Exercise goal:
Your task is to print exactly the lines from the line that contains "Recreate this image" through the line that contains "ln.set_clip_on(False)", with pictures left out.

-- START --

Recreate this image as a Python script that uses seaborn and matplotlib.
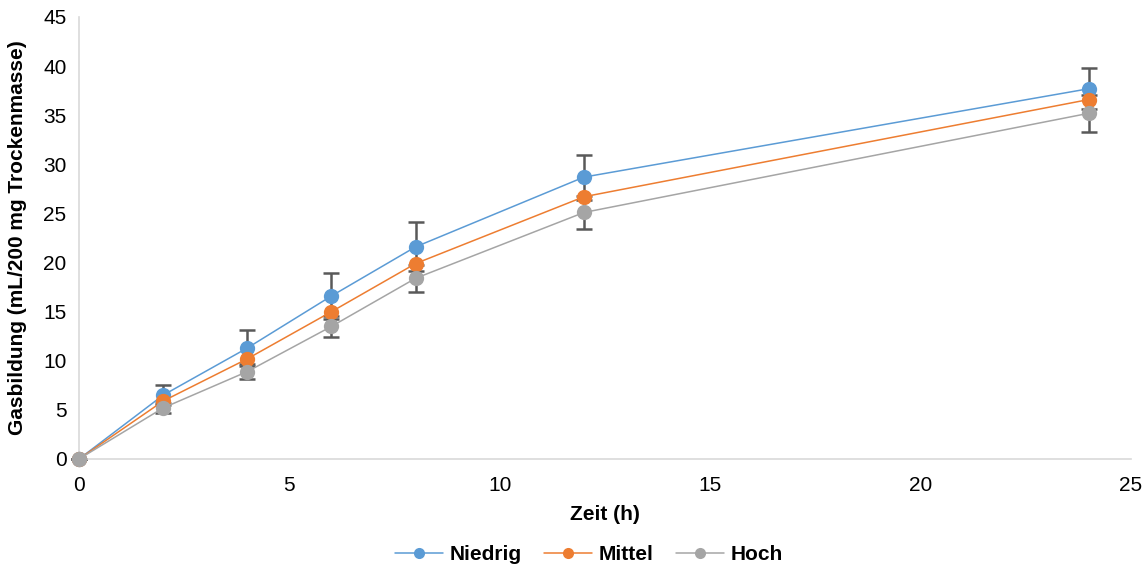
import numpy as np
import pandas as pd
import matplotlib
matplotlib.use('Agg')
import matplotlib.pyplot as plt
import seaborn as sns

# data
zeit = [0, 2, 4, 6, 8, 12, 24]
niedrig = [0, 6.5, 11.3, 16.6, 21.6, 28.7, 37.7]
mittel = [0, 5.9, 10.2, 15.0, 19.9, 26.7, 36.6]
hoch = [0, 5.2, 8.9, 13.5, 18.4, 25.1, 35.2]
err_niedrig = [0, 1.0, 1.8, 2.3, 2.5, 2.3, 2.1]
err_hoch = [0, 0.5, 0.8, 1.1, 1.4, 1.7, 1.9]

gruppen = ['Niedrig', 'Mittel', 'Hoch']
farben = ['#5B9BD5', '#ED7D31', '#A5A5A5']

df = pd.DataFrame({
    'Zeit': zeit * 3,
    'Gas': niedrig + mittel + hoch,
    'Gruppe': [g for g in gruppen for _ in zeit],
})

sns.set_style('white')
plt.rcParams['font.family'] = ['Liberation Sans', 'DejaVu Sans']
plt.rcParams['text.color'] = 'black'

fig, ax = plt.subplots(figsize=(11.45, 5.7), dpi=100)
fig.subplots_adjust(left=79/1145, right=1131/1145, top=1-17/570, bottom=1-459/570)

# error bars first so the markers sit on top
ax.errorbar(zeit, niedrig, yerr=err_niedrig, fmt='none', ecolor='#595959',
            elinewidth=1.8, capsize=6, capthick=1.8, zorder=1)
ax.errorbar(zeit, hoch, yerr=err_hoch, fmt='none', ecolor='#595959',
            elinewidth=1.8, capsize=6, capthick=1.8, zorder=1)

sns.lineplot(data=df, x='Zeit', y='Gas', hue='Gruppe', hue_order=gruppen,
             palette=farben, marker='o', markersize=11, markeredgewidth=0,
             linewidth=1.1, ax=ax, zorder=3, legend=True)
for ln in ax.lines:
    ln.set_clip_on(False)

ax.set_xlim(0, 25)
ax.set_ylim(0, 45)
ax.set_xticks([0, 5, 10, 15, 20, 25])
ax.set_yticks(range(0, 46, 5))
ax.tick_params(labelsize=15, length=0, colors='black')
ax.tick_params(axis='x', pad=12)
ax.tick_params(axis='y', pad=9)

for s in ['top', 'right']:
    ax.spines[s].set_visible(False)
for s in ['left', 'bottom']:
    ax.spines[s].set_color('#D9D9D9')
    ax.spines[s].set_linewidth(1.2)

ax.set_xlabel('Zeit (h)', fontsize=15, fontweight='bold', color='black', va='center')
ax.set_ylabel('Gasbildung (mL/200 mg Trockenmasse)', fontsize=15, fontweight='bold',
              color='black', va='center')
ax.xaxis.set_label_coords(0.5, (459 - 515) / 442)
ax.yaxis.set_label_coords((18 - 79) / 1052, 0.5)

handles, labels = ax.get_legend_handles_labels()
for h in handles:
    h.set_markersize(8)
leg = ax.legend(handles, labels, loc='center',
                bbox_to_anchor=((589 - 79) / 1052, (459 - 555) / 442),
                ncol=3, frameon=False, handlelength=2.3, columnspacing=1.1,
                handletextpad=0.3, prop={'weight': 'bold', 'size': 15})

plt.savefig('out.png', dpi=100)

-- END --
-- START --

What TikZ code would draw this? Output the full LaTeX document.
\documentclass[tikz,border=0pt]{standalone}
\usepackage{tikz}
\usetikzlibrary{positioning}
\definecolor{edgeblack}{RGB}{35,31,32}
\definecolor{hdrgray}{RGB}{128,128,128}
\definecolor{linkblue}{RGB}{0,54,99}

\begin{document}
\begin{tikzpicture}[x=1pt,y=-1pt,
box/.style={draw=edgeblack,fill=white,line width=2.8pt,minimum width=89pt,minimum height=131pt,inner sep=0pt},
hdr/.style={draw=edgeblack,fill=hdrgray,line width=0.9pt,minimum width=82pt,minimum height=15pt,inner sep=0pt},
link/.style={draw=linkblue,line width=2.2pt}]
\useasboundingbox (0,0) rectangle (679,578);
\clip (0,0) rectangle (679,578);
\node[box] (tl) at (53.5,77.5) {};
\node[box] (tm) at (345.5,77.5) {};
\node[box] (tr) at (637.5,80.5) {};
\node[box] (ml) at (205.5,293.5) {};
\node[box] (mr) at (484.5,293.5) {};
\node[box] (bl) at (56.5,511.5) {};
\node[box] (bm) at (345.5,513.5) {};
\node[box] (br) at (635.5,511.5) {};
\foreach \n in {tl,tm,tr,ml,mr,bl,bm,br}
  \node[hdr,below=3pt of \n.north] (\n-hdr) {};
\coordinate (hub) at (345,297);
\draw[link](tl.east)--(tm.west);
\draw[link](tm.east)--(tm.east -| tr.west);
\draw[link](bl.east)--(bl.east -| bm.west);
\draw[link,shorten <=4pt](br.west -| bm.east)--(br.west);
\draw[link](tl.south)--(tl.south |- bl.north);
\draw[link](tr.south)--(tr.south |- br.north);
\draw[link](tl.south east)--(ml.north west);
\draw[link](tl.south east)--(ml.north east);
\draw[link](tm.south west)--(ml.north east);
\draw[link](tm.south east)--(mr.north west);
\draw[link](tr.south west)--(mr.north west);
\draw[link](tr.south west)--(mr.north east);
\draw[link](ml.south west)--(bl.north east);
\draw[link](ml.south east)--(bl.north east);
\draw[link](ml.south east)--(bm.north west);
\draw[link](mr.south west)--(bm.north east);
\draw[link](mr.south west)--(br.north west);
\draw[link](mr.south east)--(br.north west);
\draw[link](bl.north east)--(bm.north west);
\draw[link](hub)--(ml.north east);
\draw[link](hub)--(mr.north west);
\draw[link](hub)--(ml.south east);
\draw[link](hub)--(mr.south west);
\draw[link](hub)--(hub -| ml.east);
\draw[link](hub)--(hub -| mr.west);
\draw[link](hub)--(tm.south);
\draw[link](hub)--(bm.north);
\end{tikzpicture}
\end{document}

-- END --

Finished task:
Recreate this image as a Python script that uses seaborn and matplotlib.
import numpy as np
import pandas as pd
import matplotlib
matplotlib.use('Agg')
import matplotlib.pyplot as plt
import seaborn as sns

# data
zeit = [0, 2, 4, 6, 8, 12, 24]
niedrig = [0, 6.5, 11.3, 16.6, 21.6, 28.7, 37.7]
mittel = [0, 5.9, 10.2, 15.0, 19.9, 26.7, 36.6]
hoch = [0, 5.2, 8.9, 13.5, 18.4, 25.1, 35.2]
err_niedrig = [0, 1.0, 1.8, 2.3, 2.5, 2.3, 2.1]
err_hoch = [0, 0.5, 0.8, 1.1, 1.4, 1.7, 1.9]

gruppen = ['Niedrig', 'Mittel', 'Hoch']
farben = ['#5B9BD5', '#ED7D31', '#A5A5A5']

df = pd.DataFrame({
    'Zeit': zeit * 3,
    'Gas': niedrig + mittel + hoch,
    'Gruppe': [g for g in gruppen for _ in zeit],
})

sns.set_style('white')
plt.rcParams['font.family'] = ['Liberation Sans', 'DejaVu Sans']
plt.rcParams['text.color'] = 'black'

fig, ax = plt.subplots(figsize=(11.45, 5.7), dpi=100)
fig.subplots_adjust(left=79/1145, right=1131/1145, top=1-17/570, bottom=1-459/570)

# error bars first so the markers sit on top
ax.errorbar(zeit, niedrig, yerr=err_niedrig, fmt='none', ecolor='#595959',
            elinewidth=1.8, capsize=6, capthick=1.8, zorder=1)
ax.errorbar(zeit, hoch, yerr=err_hoch, fmt='none', ecolor='#595959',
            elinewidth=1.8, capsize=6, capthick=1.8, zorder=1)

sns.lineplot(data=df, x='Zeit', y='Gas', hue='Gruppe', hue_order=gruppen,
             palette=farben, marker='o', markersize=11, markeredgewidth=0,
             linewidth=1.1, ax=ax, zorder=3, legend=True)
for ln in ax.lines:
    ln.set_clip_on(False)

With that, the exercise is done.